Collected data:
#####

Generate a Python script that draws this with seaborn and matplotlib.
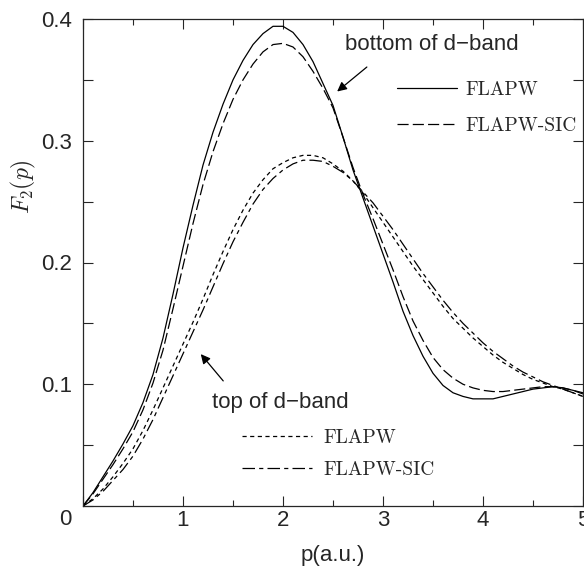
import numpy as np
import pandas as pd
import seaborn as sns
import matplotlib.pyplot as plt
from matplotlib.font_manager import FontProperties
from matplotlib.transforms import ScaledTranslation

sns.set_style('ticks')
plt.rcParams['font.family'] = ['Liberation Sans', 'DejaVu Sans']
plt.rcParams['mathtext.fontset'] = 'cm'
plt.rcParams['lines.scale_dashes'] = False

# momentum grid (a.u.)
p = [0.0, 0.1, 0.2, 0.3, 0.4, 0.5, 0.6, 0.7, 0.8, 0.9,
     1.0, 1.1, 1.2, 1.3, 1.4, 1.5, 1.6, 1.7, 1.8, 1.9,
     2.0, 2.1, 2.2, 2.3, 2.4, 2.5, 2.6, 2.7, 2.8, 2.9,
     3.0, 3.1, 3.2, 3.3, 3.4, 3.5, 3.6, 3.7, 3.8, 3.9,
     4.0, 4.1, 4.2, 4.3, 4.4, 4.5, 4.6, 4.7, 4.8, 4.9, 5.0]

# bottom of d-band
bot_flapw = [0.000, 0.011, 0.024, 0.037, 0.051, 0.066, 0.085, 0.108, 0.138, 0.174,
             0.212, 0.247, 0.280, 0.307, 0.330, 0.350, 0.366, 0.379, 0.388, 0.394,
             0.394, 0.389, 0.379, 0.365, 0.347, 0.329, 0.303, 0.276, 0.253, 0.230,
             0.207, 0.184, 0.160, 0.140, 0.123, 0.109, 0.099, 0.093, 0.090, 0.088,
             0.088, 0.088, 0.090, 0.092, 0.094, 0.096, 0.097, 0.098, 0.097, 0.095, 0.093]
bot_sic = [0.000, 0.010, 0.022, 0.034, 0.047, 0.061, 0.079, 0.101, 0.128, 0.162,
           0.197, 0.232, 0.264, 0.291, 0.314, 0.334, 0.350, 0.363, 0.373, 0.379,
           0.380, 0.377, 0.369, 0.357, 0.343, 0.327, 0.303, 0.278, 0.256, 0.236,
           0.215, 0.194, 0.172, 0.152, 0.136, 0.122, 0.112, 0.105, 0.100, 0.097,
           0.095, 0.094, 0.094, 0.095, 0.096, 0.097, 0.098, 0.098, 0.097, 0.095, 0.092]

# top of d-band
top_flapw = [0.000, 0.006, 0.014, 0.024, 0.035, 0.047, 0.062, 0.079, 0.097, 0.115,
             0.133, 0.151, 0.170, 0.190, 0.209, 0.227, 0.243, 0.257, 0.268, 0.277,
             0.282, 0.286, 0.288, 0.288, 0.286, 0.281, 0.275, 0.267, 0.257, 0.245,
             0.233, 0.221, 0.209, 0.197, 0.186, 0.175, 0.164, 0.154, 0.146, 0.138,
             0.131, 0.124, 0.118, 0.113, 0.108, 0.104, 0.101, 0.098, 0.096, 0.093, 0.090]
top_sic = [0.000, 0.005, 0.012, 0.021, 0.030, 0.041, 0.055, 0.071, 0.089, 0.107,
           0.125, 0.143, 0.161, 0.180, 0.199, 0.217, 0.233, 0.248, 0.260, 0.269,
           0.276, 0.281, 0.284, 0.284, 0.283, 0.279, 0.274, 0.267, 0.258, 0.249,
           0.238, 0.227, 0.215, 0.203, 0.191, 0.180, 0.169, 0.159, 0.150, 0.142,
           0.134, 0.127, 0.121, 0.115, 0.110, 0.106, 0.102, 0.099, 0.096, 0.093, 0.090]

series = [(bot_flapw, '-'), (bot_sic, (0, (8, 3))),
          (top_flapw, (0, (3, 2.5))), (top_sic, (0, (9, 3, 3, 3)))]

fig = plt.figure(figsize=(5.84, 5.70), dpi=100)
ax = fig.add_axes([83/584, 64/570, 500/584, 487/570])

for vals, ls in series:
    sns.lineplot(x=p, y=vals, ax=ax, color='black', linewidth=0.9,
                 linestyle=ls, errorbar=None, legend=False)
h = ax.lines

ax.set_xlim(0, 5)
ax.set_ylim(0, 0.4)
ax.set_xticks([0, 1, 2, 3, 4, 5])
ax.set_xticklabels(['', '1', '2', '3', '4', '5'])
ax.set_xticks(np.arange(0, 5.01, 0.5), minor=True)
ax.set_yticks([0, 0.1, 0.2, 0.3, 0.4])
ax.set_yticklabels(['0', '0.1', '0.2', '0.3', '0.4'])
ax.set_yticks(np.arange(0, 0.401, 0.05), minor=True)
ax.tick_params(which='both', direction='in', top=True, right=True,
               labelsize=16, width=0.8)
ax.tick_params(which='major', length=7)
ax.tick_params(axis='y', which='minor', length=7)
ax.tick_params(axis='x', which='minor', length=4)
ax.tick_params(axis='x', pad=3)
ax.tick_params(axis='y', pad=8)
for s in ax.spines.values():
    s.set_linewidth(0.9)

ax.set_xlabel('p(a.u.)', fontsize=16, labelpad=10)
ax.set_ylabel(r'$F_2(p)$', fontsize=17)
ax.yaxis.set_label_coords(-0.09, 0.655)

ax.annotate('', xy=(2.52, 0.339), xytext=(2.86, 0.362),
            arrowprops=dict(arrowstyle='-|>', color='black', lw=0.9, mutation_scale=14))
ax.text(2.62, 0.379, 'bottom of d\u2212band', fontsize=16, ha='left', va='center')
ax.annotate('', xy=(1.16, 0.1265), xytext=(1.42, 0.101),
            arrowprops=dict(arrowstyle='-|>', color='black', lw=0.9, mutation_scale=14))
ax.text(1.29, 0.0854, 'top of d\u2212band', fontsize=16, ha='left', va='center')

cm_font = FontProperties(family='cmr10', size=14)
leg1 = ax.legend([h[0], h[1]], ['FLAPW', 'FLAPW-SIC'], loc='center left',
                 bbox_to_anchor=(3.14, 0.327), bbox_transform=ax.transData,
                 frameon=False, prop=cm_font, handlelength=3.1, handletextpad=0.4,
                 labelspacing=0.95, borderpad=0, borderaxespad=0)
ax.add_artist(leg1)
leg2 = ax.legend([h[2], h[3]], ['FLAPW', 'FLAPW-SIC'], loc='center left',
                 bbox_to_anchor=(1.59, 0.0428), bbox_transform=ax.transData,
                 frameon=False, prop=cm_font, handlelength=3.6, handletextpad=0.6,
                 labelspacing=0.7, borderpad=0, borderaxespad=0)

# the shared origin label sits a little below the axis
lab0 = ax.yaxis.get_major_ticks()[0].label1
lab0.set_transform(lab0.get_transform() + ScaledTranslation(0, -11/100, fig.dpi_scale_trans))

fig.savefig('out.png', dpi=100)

#####

Set exercise:
Your task is to repeat the material above exactly, without its pictures.

Full output:
Generate a Python script that draws this with seaborn and matplotlib.
import numpy as np
import pandas as pd
import seaborn as sns
import matplotlib.pyplot as plt
from matplotlib.font_manager import FontProperties
from matplotlib.transforms import ScaledTranslation

sns.set_style('ticks')
plt.rcParams['font.family'] = ['Liberation Sans', 'DejaVu Sans']
plt.rcParams['mathtext.fontset'] = 'cm'
plt.rcParams['lines.scale_dashes'] = False

# momentum grid (a.u.)
p = [0.0, 0.1, 0.2, 0.3, 0.4, 0.5, 0.6, 0.7, 0.8, 0.9,
     1.0, 1.1, 1.2, 1.3, 1.4, 1.5, 1.6, 1.7, 1.8, 1.9,
     2.0, 2.1, 2.2, 2.3, 2.4, 2.5, 2.6, 2.7, 2.8, 2.9,
     3.0, 3.1, 3.2, 3.3, 3.4, 3.5, 3.6, 3.7, 3.8, 3.9,
     4.0, 4.1, 4.2, 4.3, 4.4, 4.5, 4.6, 4.7, 4.8, 4.9, 5.0]

# bottom of d-band
bot_flapw = [0.000, 0.011, 0.024, 0.037, 0.051, 0.066, 0.085, 0.108, 0.138, 0.174,
             0.212, 0.247, 0.280, 0.307, 0.330, 0.350, 0.366, 0.379, 0.388, 0.394,
             0.394, 0.389, 0.379, 0.365, 0.347, 0.329, 0.303, 0.276, 0.253, 0.230,
             0.207, 0.184, 0.160, 0.140, 0.123, 0.109, 0.099, 0.093, 0.090, 0.088,
             0.088, 0.088, 0.090, 0.092, 0.094, 0.096, 0.097, 0.098, 0.097, 0.095, 0.093]
bot_sic = [0.000, 0.010, 0.022, 0.034, 0.047, 0.061, 0.079, 0.101, 0.128, 0.162,
           0.197, 0.232, 0.264, 0.291, 0.314, 0.334, 0.350, 0.363, 0.373, 0.379,
           0.380, 0.377, 0.369, 0.357, 0.343, 0.327, 0.303, 0.278, 0.256, 0.236,
           0.215, 0.194, 0.172, 0.152, 0.136, 0.122, 0.112, 0.105, 0.100, 0.097,
           0.095, 0.094, 0.094, 0.095, 0.096, 0.097, 0.098, 0.098, 0.097, 0.095, 0.092]

# top of d-band
top_flapw = [0.000, 0.006, 0.014, 0.024, 0.035, 0.047, 0.062, 0.079, 0.097, 0.115,
             0.133, 0.151, 0.170, 0.190, 0.209, 0.227, 0.243, 0.257, 0.268, 0.277,
             0.282, 0.286, 0.288, 0.288, 0.286, 0.281, 0.275, 0.267, 0.257, 0.245,
             0.233, 0.221, 0.209, 0.197, 0.186, 0.175, 0.164, 0.154, 0.146, 0.138,
             0.131, 0.124, 0.118, 0.113, 0.108, 0.104, 0.101, 0.098, 0.096, 0.093, 0.090]
top_sic = [0.000, 0.005, 0.012, 0.021, 0.030, 0.041, 0.055, 0.071, 0.089, 0.107,
           0.125, 0.143, 0.161, 0.180, 0.199, 0.217, 0.233, 0.248, 0.260, 0.269,
           0.276, 0.281, 0.284, 0.284, 0.283, 0.279, 0.274, 0.267, 0.258, 0.249,
           0.238, 0.227, 0.215, 0.203, 0.191, 0.180, 0.169, 0.159, 0.150, 0.142,
           0.134, 0.127, 0.121, 0.115, 0.110, 0.106, 0.102, 0.099, 0.096, 0.093, 0.090]

series = [(bot_flapw, '-'), (bot_sic, (0, (8, 3))),
          (top_flapw, (0, (3, 2.5))), (top_sic, (0, (9, 3, 3, 3)))]

fig = plt.figure(figsize=(5.84, 5.70), dpi=100)
ax = fig.add_axes([83/584, 64/570, 500/584, 487/570])

for vals, ls in series:
    sns.lineplot(x=p, y=vals, ax=ax, color='black', linewidth=0.9,
                 linestyle=ls, errorbar=None, legend=False)
h = ax.lines

ax.set_xlim(0, 5)
ax.set_ylim(0, 0.4)
ax.set_xticks([0, 1, 2, 3, 4, 5])
ax.set_xticklabels(['', '1', '2', '3', '4', '5'])
ax.set_xticks(np.arange(0, 5.01, 0.5), minor=True)
ax.set_yticks([0, 0.1, 0.2, 0.3, 0.4])
ax.set_yticklabels(['0', '0.1', '0.2', '0.3', '0.4'])
ax.set_yticks(np.arange(0, 0.401, 0.05), minor=True)
ax.tick_params(which='both', direction='in', top=True, right=True,
               labelsize=16, width=0.8)
ax.tick_params(which='major', length=7)
ax.tick_params(axis='y', which='minor', length=7)
ax.tick_params(axis='x', which='minor', length=4)
ax.tick_params(axis='x', pad=3)
ax.tick_params(axis='y', pad=8)
for s in ax.spines.values():
    s.set_linewidth(0.9)

ax.set_xlabel('p(a.u.)', fontsize=16, labelpad=10)
ax.set_ylabel(r'$F_2(p)$', fontsize=17)
ax.yaxis.set_label_coords(-0.09, 0.655)

ax.annotate('', xy=(2.52, 0.339), xytext=(2.86, 0.362),
            arrowprops=dict(arrowstyle='-|>', color='black', lw=0.9, mutation_scale=14))
ax.text(2.62, 0.379, 'bottom of d\u2212band', fontsize=16, ha='left', va='center')
ax.annotate('', xy=(1.16, 0.1265), xytext=(1.42, 0.101),
            arrowprops=dict(arrowstyle='-|>', color='black', lw=0.9, mutation_scale=14))
ax.text(1.29, 0.0854, 'top of d\u2212band', fontsize=16, ha='left', va='center')

cm_font = FontProperties(family='cmr10', size=14)
leg1 = ax.legend([h[0], h[1]], ['FLAPW', 'FLAPW-SIC'], loc='center left',
                 bbox_to_anchor=(3.14, 0.327), bbox_transform=ax.transData,
                 frameon=False, prop=cm_font, handlelength=3.1, handletextpad=0.4,
                 labelspacing=0.95, borderpad=0, borderaxespad=0)
ax.add_artist(leg1)
leg2 = ax.legend([h[2], h[3]], ['FLAPW', 'FLAPW-SIC'], loc='center left',
                 bbox_to_anchor=(1.59, 0.0428), bbox_transform=ax.transData,
                 frameon=False, prop=cm_font, handlelength=3.6, handletextpad=0.6,
                 labelspacing=0.7, borderpad=0, borderaxespad=0)

# the shared origin label sits a little below the axis
lab0 = ax.yaxis.get_major_ticks()[0].label1
lab0.set_transform(lab0.get_transform() + ScaledTranslation(0, -11/100, fig.dpi_scale_trans))

fig.savefig('out.png', dpi=100)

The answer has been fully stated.